Bombyx mori (Latin: silkworm of the mulberry tree), commonly called silkworm, is an insect that uses mulberry leaves as food. Silkworms belong to the order Lepidoptera and were domesticated in their native habitat of northern China from their wild cousin Bombyx mandarina, a cousin which still survives today. Archaeological evidence suggests that occurred about 3,500 BC.

The silkworm is an economically important insect, being primary producer of silk. Sericulture - the practice of breeding silkworms for the production of raw silk - is an agro based industry which involves rearing of silkworms and mulberry tree cultivation. The origin and history of sericulture is indeed very old. Studies have shown that China’s Yellow River Basin may be the birthplace of sericulture and legendary proof testify a clue that a Chinese Express Xi-Ling-Shi was at the root of the discovery of natural silk in the year 2640 B.C.

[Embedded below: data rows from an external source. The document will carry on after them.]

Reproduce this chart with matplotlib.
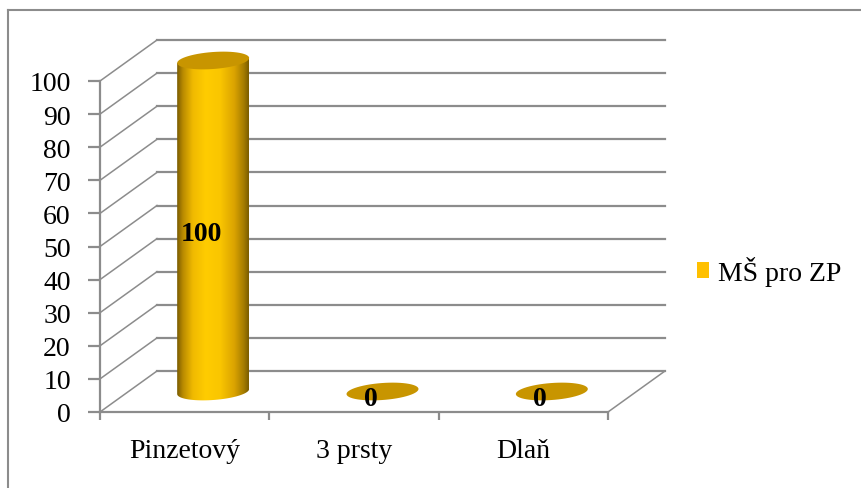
import numpy as np
import matplotlib
matplotlib.use("Agg")
import matplotlib.pyplot as plt
from matplotlib.colors import LinearSegmentedColormap
from matplotlib.patches import Polygon, PathPatch, Patch
from matplotlib.path import Path
from matplotlib.lines import Line2D
from matplotlib.transforms import offset_copy

plt.rcParams["font.family"] = ["Liberation Serif", "DejaVu Serif"]

# ---- data -------------------------------------------------------------
categories = ["Pinzetový", "3 prsty", "Dlaň"]
values = [100, 0, 0]
series_name = "MŠ pro ZP"
yticks = list(range(0, 101, 10))

GRID = "#8c8c8c"
FS = 20

fig = plt.figure(figsize=(8.62, 4.89), dpi=100)
W, H = 862, 489
# front plane of the 3-D box: x 100..608 px, y 82..413 px
ax = fig.add_axes([100 / W, 1 - 413 / H, 508 / W, 331 / H])
ax.set_xlim(-0.5, 2.5)
ax.set_ylim(0, 100)
ax.patch.set_visible(False)

# depth of the box in pixels, converted to data units
DX_PX, DY_PX = 57, 41
ux = 508 / 3.0           # px per category
uy = 331 / 100.0         # px per value unit
ddx, ddy = DX_PX / ux, DY_PX / uy

back = offset_copy(ax.transData, fig=fig, x=DX_PX, y=DY_PX, units="dots")

# back wall gridlines + diagonals on the left side wall
for v in yticks:
    ax.plot([-0.5, 2.5], [v, v], color=GRID, lw=1.6, transform=back, clip_on=False, zorder=1)
    ax.plot([-0.5, -0.5 + ddx], [v, v + ddy], color=GRID, lw=1.1, clip_on=False, zorder=1)
# floor right edge
ax.plot([2.5, 2.5 + ddx], [0, ddy], color=GRID, lw=1.1, clip_on=False, zorder=1)

# front axes
for s in ["top", "right"]:
    ax.spines[s].set_visible(False)
for s in ["left", "bottom"]:
    ax.spines[s].set_color(GRID)
    ax.spines[s].set_linewidth(1.6)

ax.set_yticks(yticks)
ax.set_yticklabels([str(v) for v in yticks], fontsize=FS)
ax.tick_params(axis="y", length=9, width=1.6, color=GRID, pad=12)

ax.set_xticks([-0.5, 0.5, 1.5, 2.5])
ax.set_xticklabels([])
ax.set_xticks(range(len(categories)), minor=True)
ax.set_xticklabels(categories, minor=True, fontsize=FS)
ax.tick_params(axis="x", which="major", length=6, width=1.6, color=GRID)
ax.tick_params(axis="x", which="minor", length=0, pad=19)


def ellipse_pts(xc, yc, a_px, b_px, tilt, t0=0, t1=2 * np.pi, n=60):
    # ellipse drawn in pixel units (with a small tilt), returned in data units
    t = np.linspace(t0, t1, n)
    xp = a_px * np.cos(t)
    yp = b_px * np.sin(t) + tilt * xp
    return np.column_stack([xc + xp / ux, yc + yp / uy])


# cylinders, standing in the middle of the depth
cmap = LinearSegmentedColormap.from_list("gold", [
    (0.0, "#7a5c00"), (0.08, "#b88a00"), (0.22, "#f0ba00"), (0.4, "#ffcc00"),
    (0.6, "#fac600"), (0.8, "#daa300"), (0.93, "#a57c00"), (1.0, "#7a5c00")])
a_px, b_px, tilt = 36, 8.5, 0.07
base = ddy / 2
for i, v in enumerate(values):
    xc = i + ddx / 2
    top = v + base
    if v > 0:
        arc = ellipse_pts(xc, base, a_px, b_px, tilt, np.pi, 2 * np.pi, 40)
        verts = np.vstack([ellipse_pts(xc, top, a_px, 0, tilt, np.pi, np.pi, 1),
                           arc,
                           ellipse_pts(xc, top, a_px, 0, tilt, 0, 0, 1)])
        verts = np.vstack([verts, verts[:1]])
        body = PathPatch(Path(verts), facecolor="none", edgecolor="none")
        ax.add_patch(body)
        grad = np.linspace(0, 1, 256).reshape(1, -1)
        im = ax.imshow(grad, cmap=cmap, aspect="auto", zorder=3,
                       extent=[xc - a_px / ux, xc + a_px / ux, base - 2 * b_px / uy, top + 1])
        im.set_clip_box(fig.bbox)
        im.set_clip_path(body)
    ax.add_patch(Polygon(ellipse_pts(xc, top, a_px, b_px, tilt), closed=True,
                         facecolor="#c89500", edgecolor="none", zorder=4, clip_on=False))
    ax.text(i + 0.1, v / 2 + 4, str(v), fontsize=20, fontweight="bold",
            ha="center", va="center", zorder=5)

ax.set_xlim(-0.5, 2.5)
ax.set_ylim(0, 100)

# legend
fig.legend(handles=[Patch(facecolor="#ffc000", edgecolor="none", label=series_name)],
           loc="center left", bbox_to_anchor=(697 / W, 1 - 272 / H), frameon=False,
           fontsize=FS, handlelength=0.45, handleheight=0.5, handletextpad=0.3,
           borderpad=0, borderaxespad=0)

# outer chart border (left + top visible)
fig.add_artist(Line2D([8 / W, 8 / W], [0, 1 - 11 / H], color=GRID, lw=1.5))
fig.add_artist(Line2D([8 / W, 1], [1 - 11 / H, 1 - 11 / H], color=GRID, lw=1.5))

fig.savefig("out.png", dpi=100)
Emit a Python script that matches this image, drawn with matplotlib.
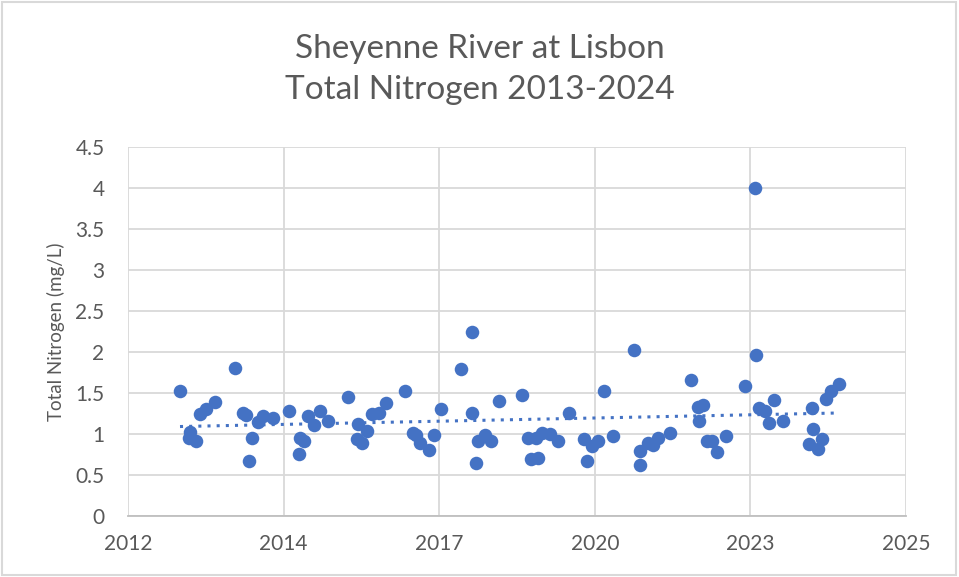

Silkworms are easy, fun and educational to grow in a classroom or at home. The life cycle of silkworms is an important lesson for children to establish friendship with insects. In this virtual exhibition “Silkworms” curated by Dr. Gu Shi-hong at the Museum’s Biology Department, visitors will gain a deep understanding about silkworms’ four stages of development – egg, larva, pupa and adult and their wild cousins, Bombyx mandarina. In addition to the life cycle of silkworms, visitors are able to learn about the mutants of silkworms, i.e. different markings of silkworms as well as different colors and shapes of silkworm cocoons. Also, they will able to take a look at the beautiful silk artifacts including dolls made of cocoons and double-sided embroidery of a cat. Anyway, “Silkworms” online exhibition offers people an opportunity to observe silkworms from a scientific point of view and in a new and engaging way.